As previously described here, garlic induces multiple different functions, including antioxidant, anti-microbial, and anti-inflammatory properties leading to an improvement in the immune response. The immune response induced by the garlic phytochemical allicin was studied in female BALB/c mice. Results showed that allicin treatment reduced parasitaemias and enhanced pro-inflammatory mediators during malaria infection in a dose-dependent manner [137]. In addition, Bruck et al. studied the immune response of allicin in induced liver damage BALB/c male mouse. Results showed that allicin-treated mice showed decreased levels of the pro-inflammatory tumor necrosis factor-α, aminotransferases, and improved hepatic necroinflammation [138]. A randomized, double-blind clinical trial studied the immune and inflammatory effects of 3.6-g aged garlic extract administered daily in 51 obese adults for 6 weeks. Results showed that patients who took the extract supplementation had less pro-inflammatory cytokines, such as interleukin-6 and tumor necrosis factor-α [139]. In a separate study, the immune effect of aged garlic extract supplementation was analyzed in a randomized, double-blind trial with 120 healthy participant adults to examine the proliferation of immune cells and the severity of symptoms during cold and flu season.

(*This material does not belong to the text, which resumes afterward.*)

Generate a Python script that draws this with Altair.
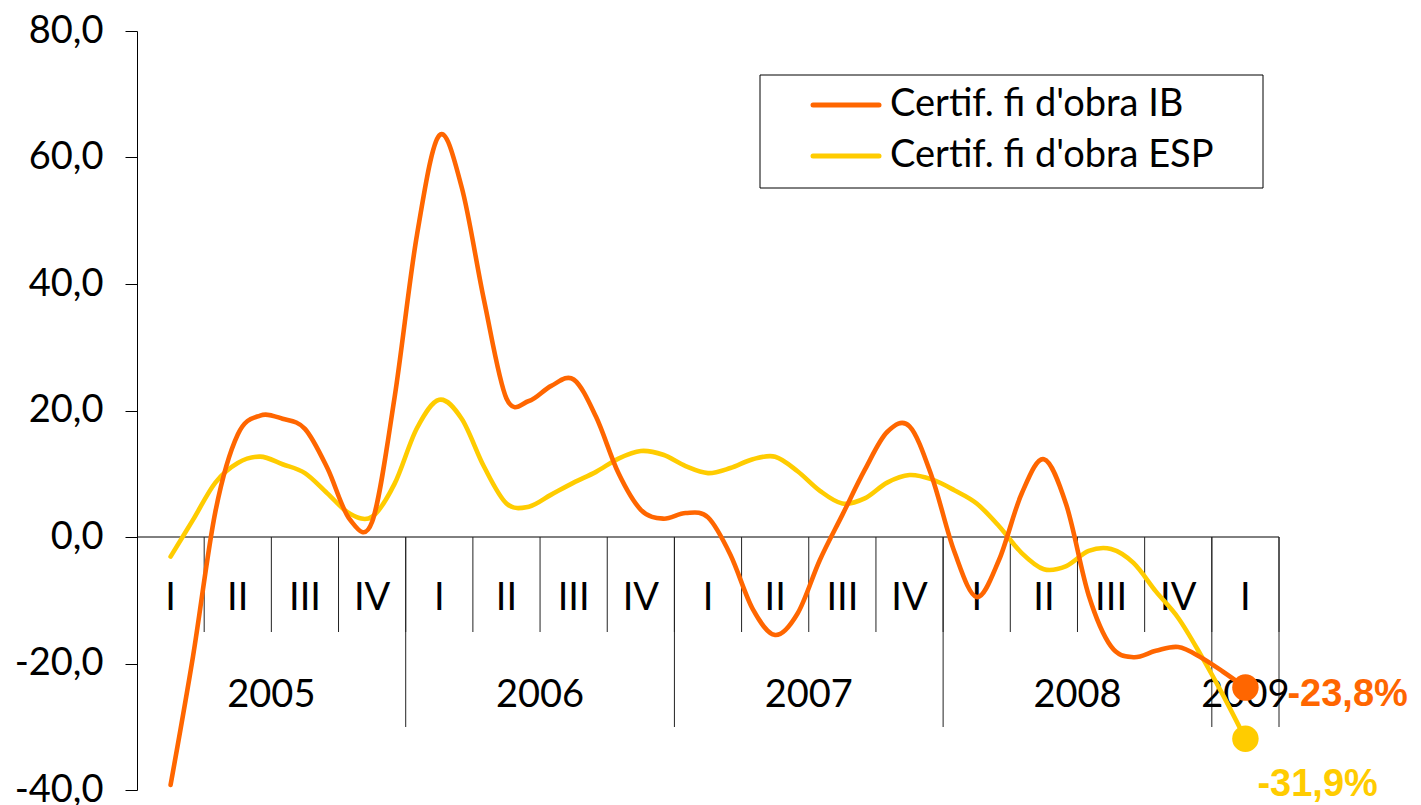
import altair as alt
import pandas as pd

# ---- data (monthly, Feb 2005 .. Feb 2009; month index 0 = Jan 2005) ----
month_index = list(range(1, 50))
ib_values = [-39.2, -18.9, 4.0, 16.2, 19.2, 18.7, 17.1, 10.9, 2.8, 2.4,
             22.0, 47.7, 63.5, 55.3, 37.4, 21.9, 21.5, 23.9, 24.9, 19.0,
             10.1, 4.3, 2.9, 3.8, 3.1, -2.8, -11.4, -15.5, -12.1, -3.6,
             3.5, 10.6, 16.6, 17.5, 9.5, -2.3, -9.5, -3.6, 6.8, 12.3,
             5.1, -9.2, -17.3, -19.0, -18.0, -17.4, -19.0, -21.3, -23.8]
esp_values = [-3.1, 2.7, 8.6, 11.7, 12.7, 11.5, 10.1, 6.9, 3.7, 3.2,
              8.4, 17.2, 21.7, 18.7, 11.1, 5.3, 4.8, 6.7, 8.6, 10.3,
              12.4, 13.6, 13.0, 11.2, 10.1, 10.9, 12.3, 12.7, 10.4, 7.3,
              5.3, 6.1, 8.6, 9.8, 9.1, 7.4, 5.3, 1.7, -2.5, -5.1,
              -4.6, -2.2, -1.9, -4.1, -8.6, -12.8, -18.6, -25.0, -31.9]
series_names = ["Certif. fi d'obra IB", "Certif. fi d'obra ESP"]
series_colors = ["#FF6600", "#FFCC00"]
quarter_labels = ["I", "II", "III", "IV", "I", "II", "III", "IV", "I", "II",
                  "III", "IV", "I", "II", "III", "IV", "I"]
year_labels = ["2005", "2006", "2007", "2008", "2009"]
end_values = [-23.8, -31.9]
end_labels = ["-23,8%", "-31,9%"]
y_ticks = [-40, -20, 0, 20, 40, 60, 80]

FONT = "Lato"
W, H = 1142, 759
n_q = len(quarter_labels)

xscale = alt.Scale(domain=[-0.5, 3 * n_q - 0.5], nice=False, zero=False)
yscale = alt.Scale(domain=[-40, 80], nice=False, zero=False)
cscale = alt.Scale(domain=series_names, range=series_colors)

yaxis = alt.Axis(
    values=y_ticks, title=None, grid=False,
    labelExpr="(datum.value < 0 ? '-' : '') + replace(format(abs(datum.value), '.1f'), '.', ',')",
    labelFont=FONT, labelFontSize=38, labelColor="black", labelPadding=22,
    labelFlush=False, labelOverlap=False,
    tickSize=12, tickColor="black", tickWidth=1, domainColor="black", domainWidth=1,
)

ib_df = pd.DataFrame({"month": month_index, "value": ib_values, "series": series_names[0]})
esp_df = pd.DataFrame({"month": month_index, "value": esp_values, "series": series_names[1]})


def line_layer(df):
    return alt.Chart(df).mark_line(
        interpolate="cardinal", strokeWidth=4.6, strokeJoin="round", strokeCap="round"
    ).encode(
        x=alt.X("month:Q", scale=xscale, axis=None),
        y=alt.Y("value:Q", scale=yscale, axis=yaxis),
        color=alt.Color("series:N", scale=cscale, legend=None),
    )


# category axis structure
q_df = pd.DataFrame({
    "q": list(range(n_q)),
    "label": quarter_labels,
})
q_df["mid"] = q_df["q"] * 3 + 1
b_df = pd.DataFrame({"q": list(range(1, n_q + 1))})
b_df["b"] = b_df["q"] * 3 - 0.5
yb_df = b_df[(b_df["q"] % 4 == 0) | (b_df["q"] == n_q)].copy()

yr_rows = []
for i, yl in enumerate(year_labels):
    first = 4 * i
    last = min(4 * i + 3, n_q - 1)
    yr_rows.append({"year": yl, "mid": (first * 3 - 0.5 + (last + 1) * 3 - 0.5) / 2})
yr_df = pd.DataFrame(yr_rows)

zero_df = pd.DataFrame({"x0": [-0.5], "x1": [3 * n_q - 0.5], "y0": [0]})

zero_line = alt.Chart(zero_df).mark_rule(color="black", strokeWidth=1).encode(
    x=alt.X("x0:Q", scale=xscale, axis=None),
    x2="x1:Q",
    y=alt.Y("y0:Q", scale=yscale, axis=yaxis),
)

q_seps = alt.Chart(b_df).mark_rule(color="#222222", strokeWidth=1).encode(
    x=alt.X("b:Q", scale=xscale, axis=None),
    y=alt.value(506), y2=alt.value(601),
)
y_seps = alt.Chart(yb_df).mark_rule(color="#222222", strokeWidth=1).encode(
    x=alt.X("b:Q", scale=xscale, axis=None),
    y=alt.value(506), y2=alt.value(696),
)
q_text = alt.Chart(q_df).mark_text(
    font=FONT, fontSize=38, color="black", baseline="middle", align="center"
).encode(
    x=alt.X("mid:Q", scale=xscale, axis=None),
    y=alt.value(568),
    text="label:N",
)
yr_text = alt.Chart(yr_df).mark_text(
    font=FONT, fontSize=38, color="black", baseline="middle", align="center"
).encode(
    x=alt.X("mid:Q", scale=xscale, axis=None),
    y=alt.value(665),
    text="year:N",
)

end_df = pd.DataFrame({
    "month": [month_index[-1]] * 2,
    "value": end_values,
    "series": series_names,
    "label": end_labels,
})
dots = alt.Chart(end_df).mark_circle(size=700, opacity=1).encode(
    x=alt.X("month:Q", scale=xscale, axis=None),
    y=alt.Y("value:Q", scale=yscale, axis=yaxis),
    color=alt.Color("series:N", scale=cscale, legend=None),
)
end_text_layers = []
for i, (dx, dy) in enumerate([(42, 7), (12, 46)]):
    end_text_layers.append(
        alt.Chart(end_df.iloc[[i]]).mark_text(
            font="Liberation Sans", fontWeight="bold", fontSize=38,
            align="left", baseline="middle", dx=dx, dy=dy,
        ).encode(
            x=alt.X("month:Q", scale=xscale, axis=None),
            y=alt.Y("value:Q", scale=yscale, axis=yaxis),
            text="label:N",
            color=alt.Color("series:N", scale=cscale, legend=None),
        )
    )

# custom legend box
leg_df = pd.DataFrame({"series": series_names, "row": [0, 1]})
leg_box = alt.Chart(leg_df.iloc[[0]]).mark_rect(
    fill="white", stroke="black", strokeWidth=1
).encode(
    x=alt.value(623), x2=alt.value(1126), y=alt.value(44), y2=alt.value(157)
)
leg_layers = [leg_box]
for i in range(2):
    row = leg_df.iloc[[i]]
    yy = 74 + 51 * i
    leg_layers.append(
        alt.Chart(row).mark_rule(strokeWidth=5, strokeCap="round").encode(
            x=alt.value(676), x2=alt.value(742), y=alt.value(yy),
            color=alt.Color("series:N", scale=cscale, legend=None),
        )
    )
    leg_layers.append(
        alt.Chart(row).mark_text(
            font=FONT, fontSize=38, color="black", align="left", baseline="middle"
        ).encode(
            x=alt.value(753), y=alt.value(yy), text="series:N"
        )
    )

chart = alt.layer(
    zero_line, q_seps, y_seps, q_text, yr_text,
    line_layer(esp_df), line_layer(ib_df),
    dots, *end_text_layers, *leg_layers,
).properties(
    width=W, height=H, autosize="none",
    padding={"left": 129, "top": 23, "right": 134, "bottom": 15},
    background="white",
).configure_view(stroke=None)

chart.save("out.html", embed_options={"renderer": "svg", "actions": False})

Results showed that the garlic extract induced increased levels of NK cells and γ/δ-T cells, and reduced the severity of symptoms, days, and incidence [140]. This immune response of garlic is due to the scavenging of oxidizing agents, thereby preventing the formation of pro-inflammatory messengers, such as COX and LOX. In addition, one of the main mechanisms observed is through immunomodulation of inflammatory cytokines and direct stimulation of immune cells [141].

3.6. Predicted gastrointestinal (GI) absorption

The physicochemical properties for the main five most bioactive phytochemicals in garlic (aliin, allicin, diallylsulfide, z-ajoene and 2-vinyl-4H-1,3-dithiin) were calculated based on the combination of Lipinski’s, Ghose’s, and Veber’s rules (L-Ro5, GF, VR), summarized as follow: molecular weight (160-500 Da); hydrogen bond donors ≤5; hydrogen bond acceptors ≤10; molar refractivity (40-130); lipophilicity (-0.4–5.6); rotatable bonds ≤ 10: polar surface area <140; total number of atoms (20-70) ^[1],^[2],^[3],^[4]. These are described as an approximation for the pharmacokinetics of a molecule in the body.  From garlic’s phytochemicals, 40% (aliin and z-ajoene) comply with all of the “drug-likeness” rules. The 60% (allicin, diallylsulfide, and 2-vinyl-4H-1,3-dithiin) violate the total number of atoms (<20), polar surface area (<40), and MW <160 Da. Accordingly, diallylsulfide is predicted to have the lowest GI, followed by 2-Vinyl-4H-1,3-dithiin and then, allicin.